> [Records excerpted from a collection]:
○ ○ ○ ○ ○

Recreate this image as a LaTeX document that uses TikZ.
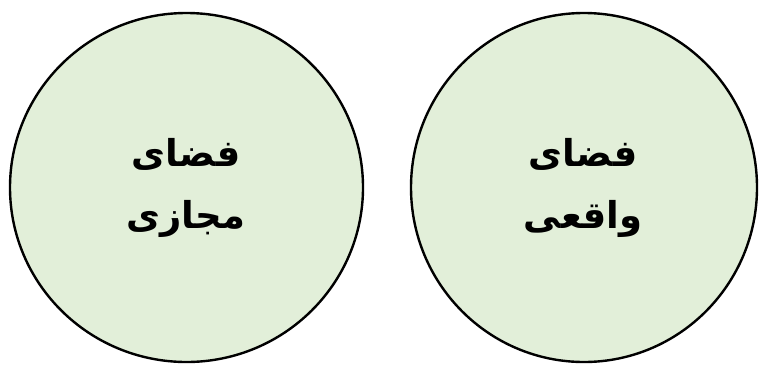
\documentclass[tikz,border=0pt]{standalone}
\usepackage{fontspec}
\newfontfamily\arabicfont[Script=Arabic]{DejaVu Sans}
\TeXXeTstate=1
\definecolor{circfill}{HTML}{E2EFD9}
\begin{document}
\begin{tikzpicture}[x=1pt,y=-1pt,
  space/.style={draw=black,line width=2.4pt,fill=circfill},
  lbl/.style={font=\arabicfont\bfseries\fontsize{37}{62}\selectfont,align=center}]
\useasboundingbox (0,0) rectangle (759,364);
\draw[space] (186.5,187.5) ellipse [x radius=176.5, y radius=174.5];
\draw[space] (584,187.5) ellipse [x radius=173, y radius=174.5];
\node[lbl] (virt) at (186,188) {\beginR فضای\endR\\\beginR مجازی\endR};
\node[lbl] (real) at (583,188) {\beginR فضای\endR\\\beginR واقعی\endR};
\end{tikzpicture}
\end{document}
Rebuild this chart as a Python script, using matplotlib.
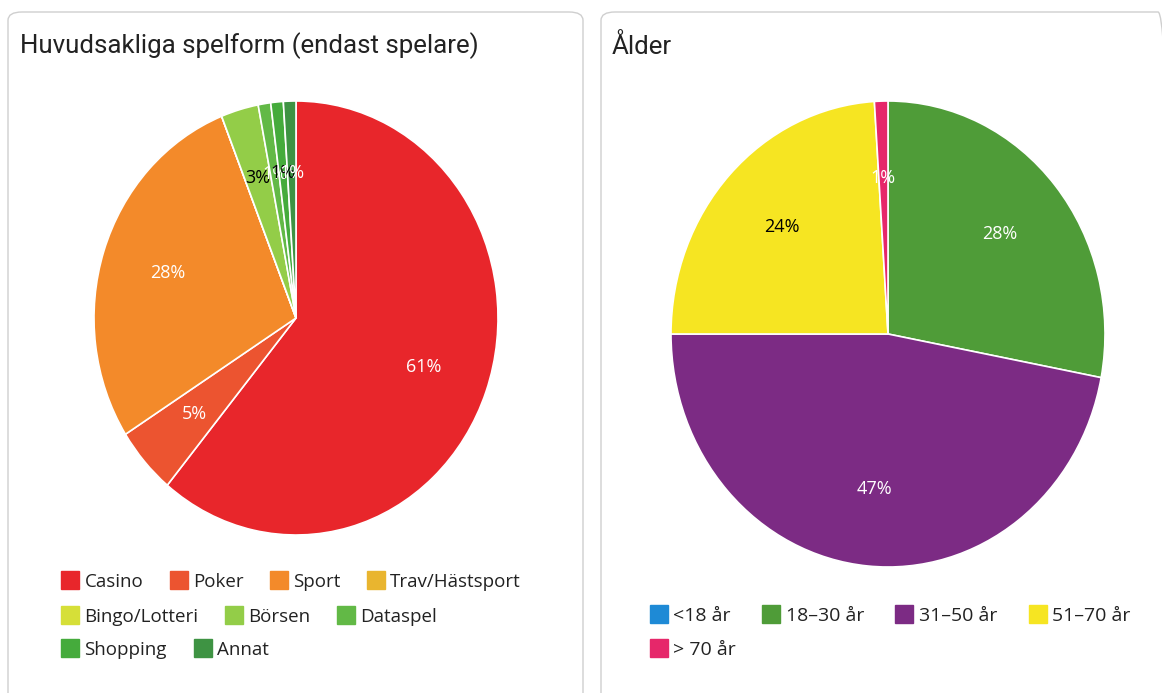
import matplotlib
matplotlib.use('Agg')
import matplotlib.pyplot as plt
from matplotlib.patches import FancyBboxPatch
from matplotlib.lines import Line2D

# data
spel_labels = ['Casino', 'Poker', 'Sport', 'Trav/Hästsport', 'Bingo/Lotteri',
               'Börsen', 'Dataspel', 'Shopping', 'Annat']
spel_values = [61, 5, 28, 0, 0, 3, 1, 1, 1]
spel_colors = ['#e8262b', '#ec5430', '#f38a2a', '#e9b52f', '#d6df38',
               '#93cd48', '#62b946', '#45ab3c', '#3e9343']
spel_text = ['white', 'white', 'white', 'black', 'black', 'black', 'white', 'black', 'white']

alder_labels = ['<18 år', '18–30 år', '31–50 år', '51–70 år', '> 70 år']
alder_values = [0, 28, 47, 24, 1]
alder_colors = ['#1e8ad6', '#4f9c38', '#7c2b84', '#f6e522', '#e6276a']
alder_text = ['white', 'white', 'white', 'black', 'white']

W, H = 1162, 693
fig = plt.figure(figsize=(W / 100, H / 100), dpi=100)
fig.patch.set_facecolor('white')


def fx(px):
    return px / W


def fy(py):
    return 1 - py / H


# panel frames
for x0, x1 in [(8, 583), (601, 1172)]:
    box = FancyBboxPatch((fx(x0), fy(720)), fx(x1 - x0), (720 - 12) / H,
                         boxstyle='round,pad=0,rounding_size=0.012',
                         transform=fig.transFigure, facecolor='none',
                         edgecolor='#cfcfcf', linewidth=1.0, zorder=-1)
    fig.patches.append(box)

fig.text(fx(20), fy(46), 'Huvudsakliga spelform (endast spelare)', fontsize=18.6,
         family='Roboto', va='center', ha='left', color='#222222')
fig.text(fx(612), fy(46), 'Ålder', fontsize=18.6,
         family='Roboto', va='center', ha='left', color='#222222')


def draw_pie(cx, cy, rx, ry, values, colors, tcolors):
    ax = fig.add_axes([fx(cx - rx), fy(cy + ry), fx(2 * rx), (2 * ry) / H])
    wedges, texts, autotexts = ax.pie(
        values, colors=colors, startangle=90, counterclock=False,
        autopct=lambda p: '%d%%' % round(p) if p > 0.5 else '',
        pctdistance=0.67, wedgeprops=dict(edgecolor='white', linewidth=1.2),
        textprops=dict(fontsize=13, family='Open Sans'))
    for t, c in zip(autotexts, tcolors):
        t.set_color(c)
    ax.set_aspect('auto')
    ax.set_xlim(-1, 1)
    ax.set_ylim(-1, 1)
    for w in wedges:
        w.set_clip_on(False)
    return ax


draw_pie(296, 318, 202, 217, spel_values, spel_colors, spel_text)
draw_pie(888, 334, 217, 233, alder_values, alder_colors, alder_text)


def legend_row(labels, colors, x, y, spacing, size):
    handles = [Line2D([], [], marker='s', linestyle='none', markersize=12.5,
                      markerfacecolor=c, markeredgecolor=c) for c in colors]
    leg = fig.legend(handles, labels, loc='center left',
                     bbox_to_anchor=(fx(x), fy(y)), ncol=len(labels),
                     frameon=False, handlelength=0.9, handletextpad=0.3,
                     columnspacing=spacing, borderpad=0, borderaxespad=0,
                     prop=dict(family='Open Sans', size=size))
    for t in leg.get_texts():
        t.set_color('#222222')
    return leg


legend_row(spel_labels[0:4], spel_colors[0:4], 62, 582, 1.45, 13.5)
legend_row(spel_labels[4:7], spel_colors[4:7], 62, 617, 1.45, 13.5)
legend_row(spel_labels[7:9], spel_colors[7:9], 62, 650, 1.45, 13.5)
legend_row(alder_labels[0:4], alder_colors[0:4], 650, 616, 1.62, 14)
legend_row(alder_labels[4:5], alder_colors[4:5], 650, 650, 1.62, 14)

fig.savefig('out.png', dpi=100)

○ ○ ○ ○ ○

> [Instructions to follow]:
Transcribe the material as is, with images omitted.

> [Output for this exercise]:
Recreate this image as a LaTeX document that uses TikZ.
\documentclass[tikz,border=0pt]{standalone}
\usepackage{fontspec}
\newfontfamily\arabicfont[Script=Arabic]{DejaVu Sans}
\TeXXeTstate=1
\definecolor{circfill}{HTML}{E2EFD9}
\begin{document}
\begin{tikzpicture}[x=1pt,y=-1pt,
  space/.style={draw=black,line width=2.4pt,fill=circfill},
  lbl/.style={font=\arabicfont\bfseries\fontsize{37}{62}\selectfont,align=center}]
\useasboundingbox (0,0) rectangle (759,364);
\draw[space] (186.5,187.5) ellipse [x radius=176.5, y radius=174.5];
\draw[space] (584,187.5) ellipse [x radius=173, y radius=174.5];
\node[lbl] (virt) at (186,188) {\beginR فضای\endR\\\beginR مجازی\endR};
\node[lbl] (real) at (583,188) {\beginR فضای\endR\\\beginR واقعی\endR};
\end{tikzpicture}
\end{document}
Rebuild this chart as a Python script, using matplotlib.
import matplotlib
matplotlib.use('Agg')
import matplotlib.pyplot as plt
from matplotlib.patches import FancyBboxPatch
from matplotlib.lines import Line2D

# data
spel_labels = ['Casino', 'Poker', 'Sport', 'Trav/Hästsport', 'Bingo/Lotteri',
               'Börsen', 'Dataspel', 'Shopping', 'Annat']
spel_values = [61, 5, 28, 0, 0, 3, 1, 1, 1]
spel_colors = ['#e8262b', '#ec5430', '#f38a2a', '#e9b52f', '#d6df38',
               '#93cd48', '#62b946', '#45ab3c', '#3e9343']
spel_text = ['white', 'white', 'white', 'black', 'black', 'black', 'white', 'black', 'white']

alder_labels = ['<18 år', '18–30 år', '31–50 år', '51–70 år', '> 70 år']
alder_values = [0, 28, 47, 24, 1]
alder_colors = ['#1e8ad6', '#4f9c38', '#7c2b84', '#f6e522', '#e6276a']
alder_text = ['white', 'white', 'white', 'black', 'white']

W, H = 1162, 693
fig = plt.figure(figsize=(W / 100, H / 100), dpi=100)
fig.patch.set_facecolor('white')


def fx(px):
    return px / W


def fy(py):
    return 1 - py / H


# panel frames
for x0, x1 in [(8, 583), (601, 1172)]:
    box = FancyBboxPatch((fx(x0), fy(720)), fx(x1 - x0), (720 - 12) / H,
                         boxstyle='round,pad=0,rounding_size=0.012',
                         transform=fig.transFigure, facecolor='none',
                         edgecolor='#cfcfcf', linewidth=1.0, zorder=-1)
    fig.patches.append(box)

fig.text(fx(20), fy(46), 'Huvudsakliga spelform (endast spelare)', fontsize=18.6,
         family='Roboto', va='center', ha='left', color='#222222')
fig.text(fx(612), fy(46), 'Ålder', fontsize=18.6,
         family='Roboto', va='center', ha='left', color='#222222')


def draw_pie(cx, cy, rx, ry, values, colors, tcolors):
    ax = fig.add_axes([fx(cx - rx), fy(cy + ry), fx(2 * rx), (2 * ry) / H])
    wedges, texts, autotexts = ax.pie(
        values, colors=colors, startangle=90, counterclock=False,
        autopct=lambda p: '%d%%' % round(p) if p > 0.5 else '',
        pctdistance=0.67, wedgeprops=dict(edgecolor='white', linewidth=1.2),
        textprops=dict(fontsize=13, family='Open Sans'))
    for t, c in zip(autotexts, tcolors):
        t.set_color(c)
    ax.set_aspect('auto')
    ax.set_xlim(-1, 1)
    ax.set_ylim(-1, 1)
    for w in wedges:
        w.set_clip_on(False)
    return ax


draw_pie(296, 318, 202, 217, spel_values, spel_colors, spel_text)
draw_pie(888, 334, 217, 233, alder_values, alder_colors, alder_text)


def legend_row(labels, colors, x, y, spacing, size):
    handles = [Line2D([], [], marker='s', linestyle='none', markersize=12.5,
                      markerfacecolor=c, markeredgecolor=c) for c in colors]
    leg = fig.legend(handles, labels, loc='center left',
                     bbox_to_anchor=(fx(x), fy(y)), ncol=len(labels),
                     frameon=False, handlelength=0.9, handletextpad=0.3,
                     columnspacing=spacing, borderpad=0, borderaxespad=0,
                     prop=dict(family='Open Sans', size=size))
    for t in leg.get_texts():
        t.set_color('#222222')
    return leg


legend_row(spel_labels[0:4], spel_colors[0:4], 62, 582, 1.45, 13.5)
legend_row(spel_labels[4:7], spel_colors[4:7], 62, 617, 1.45, 13.5)
legend_row(spel_labels[7:9], spel_colors[7:9], 62, 650, 1.45, 13.5)
legend_row(alder_labels[0:4], alder_colors[0:4], 650, 616, 1.62, 14)
legend_row(alder_labels[4:5], alder_colors[4:5], 650, 650, 1.62, 14)

fig.savefig('out.png', dpi=100)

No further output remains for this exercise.